TASK DIRECTIONS: Return, without pictures, the lines from the start of the data through the one that contains "import * as echarts from 'echarts';".

COLLECTED MATERIAL:
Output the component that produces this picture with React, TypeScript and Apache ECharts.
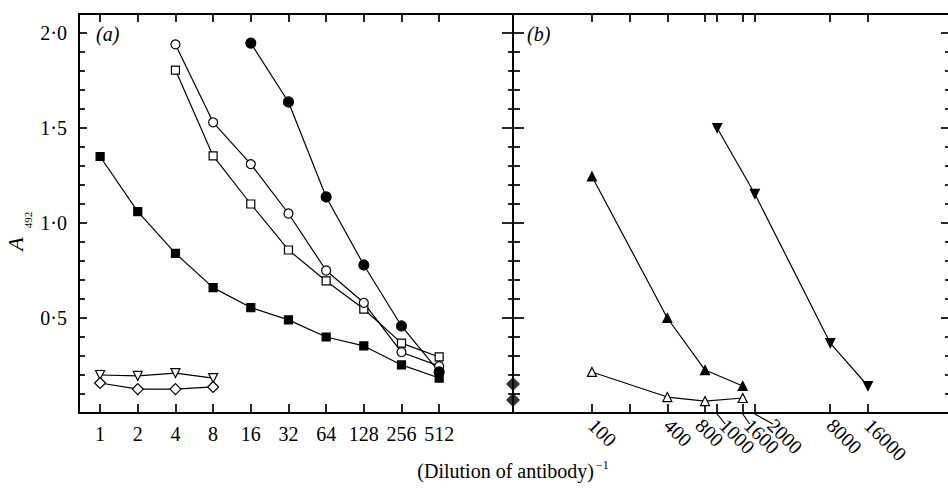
import React, { useEffect, useRef } from 'react';
import * as echarts from 'echarts';

// ---------- data ----------
const panelADilutions = [1, 2, 4, 8, 16, 32, 64, 128, 256, 512];
const filledSquareA = [1.35, 1.06, 0.84, 0.66, 0.555, 0.49, 0.4, 0.353, 0.253, 0.184];
const openCircleDil = [4, 8, 16, 32, 64, 128, 256, 512];
const openCircleA = [1.94, 1.53, 1.31, 1.05, 0.75, 0.58, 0.32, 0.247];
const openSquareDil = [4, 8, 16, 32, 64, 128, 256, 512];
const openSquareA = [1.805, 1.353, 1.1, 0.858, 0.695, 0.547, 0.368, 0.295];
const filledCircleDil = [16, 32, 64, 128, 256, 512];
const filledCircleA = [1.947, 1.637, 1.137, 0.779, 0.458, 0.216];
const controlDil = [1, 2, 4, 8];
const openDownTriA = [0.2, 0.195, 0.21, 0.184];
const openDiamondA = [0.158, 0.126, 0.126, 0.137];

const panelBTicks = [100, 200, 400, 800, 1000, 1600, 2000, 8000, 16000];
const panelBLabels = [100, 400, 800, 1000, 1600, 2000, 8000, 16000];
const filledTriDil = [100, 400, 800, 1600];
const filledTriA = [1.245, 0.5, 0.226, 0.142];
const openTriDil = [100, 400, 800, 1600];
const openTriA = [0.216, 0.084, 0.063, 0.079];
const filledDownTriDil = [1000, 2000, 8000, 16000];
const filledDownTriA = [1.5, 1.153, 0.368, 0.142];
const blankDiamondA = [0.153, 0.068];

const yMajorTicks = [0.5, 1.0, 1.5, 2.0];
const yMinorTicks = [0.1, 0.2, 0.3, 0.4, 0.6, 0.7, 0.8, 0.9, 1.1, 1.2, 1.3, 1.4, 1.6, 1.7, 1.8, 1.9];

// ---------- layout / style ----------
const FONT = '"Liberation Serif", "DejaVu Serif", serif';
const W = 948;
const H = 491;
const G_TOP = 14;
const G_H = 399;
const A_LEFT = 79;
const A_W = 434;
const B_LEFT = 513;
const B_W = 435;
const A_MIN = -0.56;
const A_MAX = 10.96;
const B_MIN = 4.549;
const B_MAX = 16.09;
const Y_MAX = 2.1;
// horizontal pixel shifts of crowded panel-(b) labels
const labelShift: Record<number, number> = { 800: -6, 1000: 6, 1600: 5, 2000: 16 };
const leaderLabels = [1000, 1600, 2000];

const log2 = (v: number) => Math.log2(v);
const pts = (xs: number[], ys: number[]) => xs.map((x, i) => [log2(x), ys[i]]);

export default function App() {
  const ref = useRef<HTMLDivElement>(null);

  useEffect(() => {
    if (!ref.current) return;
    const chart = echarts.init(ref.current, undefined, { renderer: 'svg' });

    const bPxPerUnit = B_W / (B_MAX - B_MIN);
    const bLabelPos = panelBLabels.map((v) => ({
      v,
      pos: log2(v) + (labelShift[v] || 0) / bPxPerUnit,
    }));
    const bLabelFormatter = (val: number) => {
      let best = bLabelPos[0];
      for (const l of bLabelPos) if (Math.abs(l.pos - val) < Math.abs(best.pos - val)) best = l;
      return String(best.v);
    };

    const axisLine = { show: true, onZero: false, lineStyle: { color: '#000', width: 2 } };
    const noLine = { show: false, onZero: false };
    const tickStyle = { color: '#000', width: 1.7 };
    const labelStyle = { color: '#000', fontFamily: FONT, fontSize: 20 };
    const yFmt = (v: number) => v.toFixed(1).replace('.', '·');

    const yAx = (grid: number, position: string, ticks: number[], len: number, opts: any = {}) => ({
      type: 'value',
      gridIndex: grid,
      position,
      min: 0,
      max: Y_MAX,
      axisLine: opts.line ? axisLine : noLine,
      axisTick: { show: true, inside: true, length: len, customValues: ticks, lineStyle: tickStyle },
      axisLabel: opts.labels
        ? { show: true, customValues: ticks, formatter: yFmt, margin: 12, ...labelStyle }
        : { show: false },
      splitLine: { show: false },
    });

    const lineSeries = (name: string, data: number[][], xi: number, yi: number, symbol: string, size: number, filled: boolean, rotate = 0) => ({
      name,
      type: 'line',
      xAxisIndex: xi,
      yAxisIndex: yi,
      data,
      symbol,
      symbolSize: size,
      symbolRotate: rotate,
      showAllSymbol: true,
      clip: false,
      lineStyle: { color: '#000', width: 1.2 },
      itemStyle: { color: filled ? '#000' : '#fff', borderColor: '#000', borderWidth: 1.2 },
      z: 3,
    });

    const option: any = {
      animation: false,
      backgroundColor: '#fff',
      grid: [
        { left: A_LEFT, top: G_TOP, width: A_W, height: G_H, outerBoundsMode: 'none' },
        { left: B_LEFT, top: G_TOP, width: B_W, height: G_H, outerBoundsMode: 'none' },
      ],
      xAxis: [
        {
          type: 'value', gridIndex: 0, position: 'bottom', min: A_MIN, max: A_MAX,
          axisLine,
          axisTick: { show: true, inside: true, length: 9, customValues: panelADilutions.map(log2), lineStyle: tickStyle },
          axisLabel: { show: true, customValues: panelADilutions.map(log2), formatter: (v: number) => String(Math.round(Math.pow(2, v))), margin: 11, ...labelStyle },
          splitLine: { show: false },
        },
        {
          type: 'value', gridIndex: 0, position: 'top', min: A_MIN, max: A_MAX,
          axisLine,
          axisTick: { show: true, inside: true, length: 8, customValues: panelADilutions.map(log2), lineStyle: tickStyle },
          axisLabel: { show: false },
          splitLine: { show: false },
        },
        {
          type: 'value', gridIndex: 1, position: 'bottom', min: B_MIN, max: B_MAX,
          axisLine,
          axisTick: { show: true, inside: true, length: 9, customValues: panelBTicks.map(log2), lineStyle: tickStyle },
          axisLabel: { show: true, customValues: bLabelPos.map((l) => l.pos), formatter: bLabelFormatter, rotate: -45, margin: 9, hideOverlap: false, ...labelStyle },
          splitLine: { show: false },
        },
        {
          type: 'value', gridIndex: 1, position: 'top', min: B_MIN, max: B_MAX,
          axisLine,
          axisTick: { show: true, inside: true, length: 8, customValues: panelBTicks.map(log2), lineStyle: tickStyle },
          axisLabel: { show: false },
          splitLine: { show: false },
        },
      ],
      yAxis: [
        yAx(0, 'left', yMajorTicks, 8, { line: true, labels: true }),
        yAx(0, 'left', yMinorTicks, 6),
        yAx(0, 'right', yMajorTicks, 11, { line: true }),
        yAx(0, 'right', yMinorTicks, 5),
        yAx(1, 'left', yMajorTicks, 11, { line: true }),
        yAx(1, 'left', yMinorTicks, 7),
        yAx(1, 'right', yMajorTicks, 7),
        yAx(1, 'right', yMinorTicks, 3),
      ],
      series: [
        lineSeries('filledSquare', pts(panelADilutions, filledSquareA), 0, 0, 'rect', 8, true),
        lineSeries('openSquare', pts(openSquareDil, openSquareA), 0, 0, 'rect', 8, false),
        lineSeries('openCircle', pts(openCircleDil, openCircleA), 0, 0, 'circle', 9, false),
        lineSeries('filledCircle', pts(filledCircleDil, filledCircleA), 0, 0, 'circle', 10, true),
        lineSeries('openDownTri', pts(controlDil, openDownTriA), 0, 0, 'triangle', 9, false, 180),
        lineSeries('openDiamond', pts(controlDil, openDiamondA), 0, 0, 'diamond', 11, false),
        lineSeries('filledTri', pts(filledTriDil, filledTriA), 2, 4, 'triangle', 9, true),
        lineSeries('openTri', pts(openTriDil, openTriA), 2, 4, 'triangle', 9, false),
        lineSeries('filledDownTri', pts(filledDownTriDil, filledDownTriA), 2, 4, 'triangle', 9, true, 180),
        {
          name: 'blankDiamond',
          type: 'scatter',
          xAxisIndex: 2,
          yAxisIndex: 4,
          data: blankDiamondA.map((y) => [B_MIN, y]),
          symbol: 'diamond',
          symbolSize: 14,
          clip: false,
          itemStyle: { color: '#000' },
          z: 4,
        },
      ],
      graphic: [
        { type: 'text', left: 96, top: 24, style: { text: '(a)', font: `italic 20px ${FONT}`, fill: '#000' } },
        { type: 'text', left: 527, top: 24, style: { text: '(b)', font: `italic 20px ${FONT}`, fill: '#000' } },
        {
          type: 'text', x: 15, y: 244, rotation: Math.PI / 2,
          style: { text: 'A', font: `italic 22px ${FONT}`, fill: '#000', align: 'center', verticalAlign: 'middle' },
        },
        {
          type: 'text', x: 28, y: 220, rotation: Math.PI / 2,
          style: { text: '492', font: `11px ${FONT}`, fill: '#000', align: 'center', verticalAlign: 'middle' },
        },
        {
          type: 'text', x: 513, y: 471,
          style: {
            text: '{t|(Dilution of antibody)}{s|−1}', align: 'center', verticalAlign: 'middle', fill: '#000',
            rich: {
              t: { font: `20px ${FONT}`, fill: '#000' },
              s: { font: `12px ${FONT}`, padding: [0, 0, 12, 2], fill: '#000' },
            },
          },
        },
      ],
    };

    chart.setOption(option);

    // leader lines for the shifted labels
    const yBottom = chart.convertToPixel({ yAxisIndex: 4 }, 0) as number;
    const leaders = leaderLabels.map((v, i) => {
      const x0 = chart.convertToPixel({ xAxisIndex: 2 }, log2(v)) as number;
      const x1 = x0 + (labelShift[v] || 0);
      return {
        type: 'line',
        id: 'leader' + i,
        shape: { x1: x0, y1: yBottom + 1, x2: x1 + 2, y2: yBottom + 11 },
        style: { stroke: '#000', lineWidth: 1.2 },
      };
    });
    chart.setOption({ graphic: [...option.graphic, ...leaders] });

    return () => chart.dispose();
  }, []);

  return <div ref={ref} style={{ position: 'fixed', left: 0, top: 0, width: W, height: H, background: '#fff' }} />;
}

REPLY:
Output the component that produces this picture with React, TypeScript and Apache ECharts.
import React, { useEffect, useRef } from 'react';
import * as echarts from 'echarts';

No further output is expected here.